The LLM-powered entity and relation extraction system.

ExtractionPipeline

ExtractionPipeline

Extracts entities and relations from conversational messages using an LLM.

Usage

pipeline = ExtractionPipeline(llm_client) result = pipeline.extract("My wife's name is Lena")

extract async

extract(message: str) -> ExtractionResult

Extract entities and relations from a user message.

Parameters:

Name Type Description Default
message str

The user's conversational message.

required

Returns:

Type Description
ExtractionResult

ExtractionResult with entities, relations, and timing info.

ExtractionResult

On failure, returns an empty result (never raises).

Result Types

ExtractionResult

ExtractionResult dataclass

Complete result from processing a single message.

ExtractedEntity

ExtractedEntity dataclass

An entity extracted from a user message.

ExtractedRelation

ExtractedRelation dataclass

A relation extracted between two entities.

LLM Clients

LLMClient Protocol

LLMClient

Bases: Protocol

Protocol for LLM clients used by the extraction pipeline.

extract async

extract(system_prompt: str, user_message: str) -> str

Send extraction prompt to LLM and return raw text response.

Parameters:

Name Type Description Default
system_prompt str

System instructions for extraction.

required
user_message str

The user's conversational message to extract from.

required

Returns:

Type Description
str

Raw LLM response text (expected to be JSON).

Raises:

Type Description
LLMError

If the LLM call fails.

MockLLMClient

MockLLMClient

Mock LLM that returns predetermined extraction results.

Register responses with set_response(message_substring, json_response).
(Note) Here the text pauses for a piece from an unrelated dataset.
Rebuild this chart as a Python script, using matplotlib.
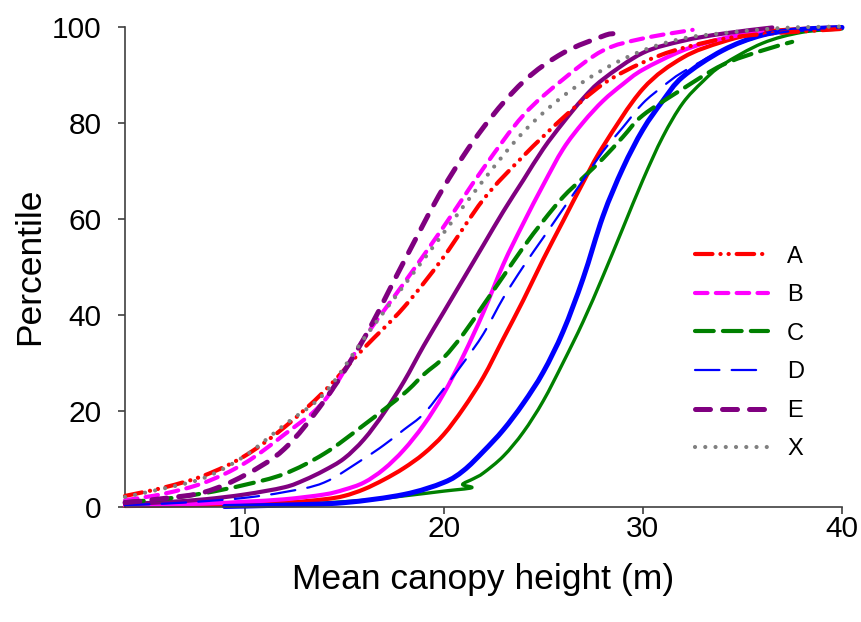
import matplotlib
matplotlib.use("Agg")
import matplotlib.pyplot as plt
from matplotlib.path import Path
from matplotlib.patches import PathPatch
from matplotlib.lines import Line2D
import numpy as np

plt.rcParams['font.family'] = ['Liberation Sans', 'DejaVu Sans']

# ---- data ----
# Legend series
A_x = [4, 6, 8, 10, 12, 14, 16, 18, 20, 22, 24, 26, 28, 30, 32, 35, 40]
A_y = [2.2, 4, 6.5, 10.5, 16.5, 24, 33, 41.5, 52, 64, 73, 81, 88, 92.5, 95.5, 98, 99.5]

B_x = [4, 6, 8, 10, 12, 14, 16, 18, 20, 22, 24, 26, 28, 30, 32.5]
B_y = [1.3, 2.7, 5, 9, 15, 22, 35, 46.5, 58.3, 70.5, 81.5, 89, 95, 97.5, 99.3]

C_x = [4, 6, 8, 10, 12, 14, 16, 18, 19, 20, 21, 22, 23, 24, 25, 26, 27, 28, 29, 30, 32, 34, 36, 37.5]
C_y = [0.9, 1.6, 2.8, 4.5, 6.8, 11, 17, 23.5, 27.5, 31, 36, 42, 48, 54, 59.5, 64.5, 68.5, 72.5, 77, 81.5, 87, 92, 95, 96.8]

D_x = [4, 6, 8, 10, 12, 14, 16, 17, 18, 19, 20, 21, 22, 23, 24, 25, 26, 27, 28, 29, 30, 31, 32, 34, 36, 38, 40]
D_y = [0.3, 0.6, 1.1, 1.8, 3, 5, 10, 12.8, 16, 19.3, 24.5, 30, 36, 43.5, 50, 56, 62, 68, 74, 79, 84, 87.5, 90.5, 95, 98, 99.3, 99.8]

E_x = [4, 6, 8, 10, 12, 14, 16, 18, 20, 22, 24, 26, 28, 28.5]
E_y = [0.8, 1.7, 3, 6.5, 12, 22, 35, 51, 66.5, 79, 88.5, 94.5, 98, 98.5]

X_x = [4, 6, 8, 10, 12, 14, 16, 18, 20, 22, 24, 26, 28, 30, 32, 34, 37, 40]
X_y = [2, 3.8, 6, 10.5, 17, 23.5, 35, 46, 57, 68, 78, 85.5, 91, 95, 97.5, 98.6, 99.7, 100]

# Solid (unlabelled) series
red_x = [4, 8, 12, 14, 15, 16, 17, 18, 19, 20, 21, 22, 23, 24, 25, 26, 27, 28, 30, 32, 34, 36, 38, 40]
red_y = [0.1, 0.3, 0.8, 1.5, 2.2, 3.6, 5.6, 8, 11, 15, 20.5, 27, 35, 43, 51.5, 59.5, 67.5, 75, 87, 93.5, 96.8, 98.8, 99.5, 99.8]

mag_x = [4, 8, 10, 12, 14, 15, 16, 17, 18, 19, 20, 21, 22, 23, 24, 25, 26, 27, 28, 29, 30, 32, 34, 36]
mag_y = [0.2, 0.6, 1, 1.5, 2.5, 3.5, 5, 7.8, 11.8, 17, 23.5, 31.5, 40.5, 50.5, 59, 67, 74.5, 80, 84.5, 88, 91, 95, 97.5, 99]

blue_x = [9, 12, 15, 18, 20, 21, 22, 23, 24, 25, 26, 27, 28, 29, 30, 31, 32, 34, 36, 38, 40]
blue_y = [0, 0.3, 0.8, 2.5, 5, 7.5, 11.5, 16, 21.5, 28, 36.5, 47.5, 60.5, 70.5, 78.5, 84.5, 89.5, 95, 98.2, 99.4, 99.8]

green_x = [10, 13, 16, 18, 20, 21.4, 20.95, 21.5, 22, 23, 24, 25, 26, 27, 28, 29, 30, 31, 32, 33, 34, 36, 38, 40]
green_y = [0, 0.5, 1.3, 2.2, 3.2, 3.9, 4.6, 5.8, 7, 10.5, 15.5, 22, 30, 38.5, 48, 58, 68, 77, 84, 88.5, 92, 96.5, 98.8, 99.5]

purp_x = [4, 6, 8, 10, 12, 13, 14, 15, 16, 17, 18, 19, 20, 21, 22, 23, 24, 25, 26, 27, 28, 30, 32, 34, 36.5]
purp_y = [0.5, 0.9, 1.5, 2.5, 4, 5.5, 7.5, 10, 14, 19.5, 26, 33.5, 40.5, 47.5, 54.5, 61.5, 68, 74.5, 80, 85, 89, 94.5, 97, 98.5, 99.8]

labels = ['A', 'B', 'C', 'D', 'E', 'X']
x_ticks = [10, 20, 30, 40]
y_ticks = [0, 20, 40, 60, 80, 100]


def smooth_path(xs, ys):
    """Smoothed line through the data points (Bezier, like a spreadsheet's smoothed line)."""
    P = np.column_stack([xs, ys]).astype(float)
    n = len(P)
    verts = [P[0]]
    codes = [Path.MOVETO]
    for i in range(n - 1):
        p0 = P[i - 1] if i > 0 else P[i]
        p1, p2 = P[i], P[i + 1]
        p3 = P[i + 2] if i + 2 < n else P[i + 1]
        c1 = p1 + (p2 - p0) / 6.0
        c2 = p2 - (p3 - p1) / 6.0
        verts += [c1, c2, p2]
        codes += [Path.CURVE4] * 3
    return Path(verts, codes)


# ---- figure ----
fig = plt.figure(figsize=(8.61, 6.22), dpi=100)
ax = fig.add_axes([125/861, 1-506.5/622, (842-125)/861, (506.5-26.5)/622])
ax.set_xlim(4, 40)
ax.set_ylim(0, 100)


def draw(xs, ys, color, lw, ls='-', z=2):
    pp = PathPatch(smooth_path(xs, ys), fill=False, edgecolor=color, lw=lw,
                   linestyle=ls, capstyle='round', joinstyle='round',
                   transform=ax.transData, clip_on=False, zorder=z)
    ax.add_patch(pp)


# solid series
draw(green_x, green_y, '#008000', 2.4)
draw(red_x, red_y, '#ff0000', 3.0)
draw(mag_x, mag_y, '#ff00ff', 3.0)
draw(purp_x, purp_y, '#800080', 3.0)
draw(blue_x, blue_y, '#0000ff', 3.6)

# legend series
styles = [
    (A_x, A_y, '#ff0000', 3.0, (0, (4.2, 1.9, 0.05, 1.9, 0.05, 1.9))),
    (B_x, B_y, '#ff00ff', 3.0, (0, (3.0, 2.0))),
    (C_x, C_y, '#008000', 3.0, (0, (4.5, 2.2))),
    (D_x, D_y, '#0000ff', 1.6, (0, (11, 5.5))),
    (E_x, E_y, '#800080', 3.6, (0, (3.0, 2.4))),
    (X_x, X_y, '#808080', 3.0, (0, (0.01, 2.45))),
]
handles = []
for (xs, ys, c, lw, ls), lab in zip(styles, labels):
    draw(xs, ys, c, lw, ls, z=3)
    handles.append(Line2D([], [], color=c, lw=lw, linestyle=ls,
                          dash_capstyle='round', label=lab))

ax.set_xticks(x_ticks)
ax.set_yticks(y_ticks)
for s in ['top', 'right']:
    ax.spines[s].set_visible(False)
for s in ['left', 'bottom']:
    ax.spines[s].set_color('#404040')
    ax.spines[s].set_linewidth(1.2)
ax.tick_params(axis='both', direction='out', length=5, width=1.2, color='#404040',
               labelsize=21.5)
ax.tick_params(axis='x', pad=1)
ax.tick_params(axis='y', pad=12)
ax.set_xlabel('Mean canopy height (m)', fontsize=25.5)
ax.set_ylabel('Percentile', fontsize=25.5)
ax.xaxis.set_label_coords(0.5, (506.5 - 563) / 480)
ax.yaxis.set_label_coords((46 - 125) / 717, 0.5)

leg = ax.legend(handles=handles, loc='upper left', bbox_to_anchor=(0.782, 0.563),
                frameon=False, fontsize=17, handlelength=3.1, handletextpad=0.8,
                labelspacing=0.70, borderaxespad=0)

fig.savefig('out.png', dpi=100)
Falls back to an empty extraction if no match is found.

call_count property

call_count: int

last_system_prompt property

last_system_prompt: str

last_user_message property

last_user_message: str

set_response

set_response(message_contains: str, response: dict[str, Any]) -> None

Register a canned response for messages containing the given substring.

extract async

extract(system_prompt: str, user_message: str) -> str

AnthropicLLMClient

AnthropicLLMClient

LLM client using the Anthropic async API (Claude Haiku for extraction).

extract async

extract(system_prompt: str, user_message: str) -> str

Utilities

repair_llm_json

repair_llm_json

repair_llm_json(raw_output: str) -> dict[str, Any] | list[Any] | None

Attempt to parse and repair common LLM JSON output issues.

Handles
  • Markdown fences / prose around fenced blocks
  • Preamble / trailing extra text (extracts first complete JSON object/array)
  • Trailing commas before closing braces/brackets
  • Unclosed top-level brackets/braces (best-effort)

Returns:

Type Description
dict[str, Any] | list[Any] | None

Parsed dict/list or None if repair fails.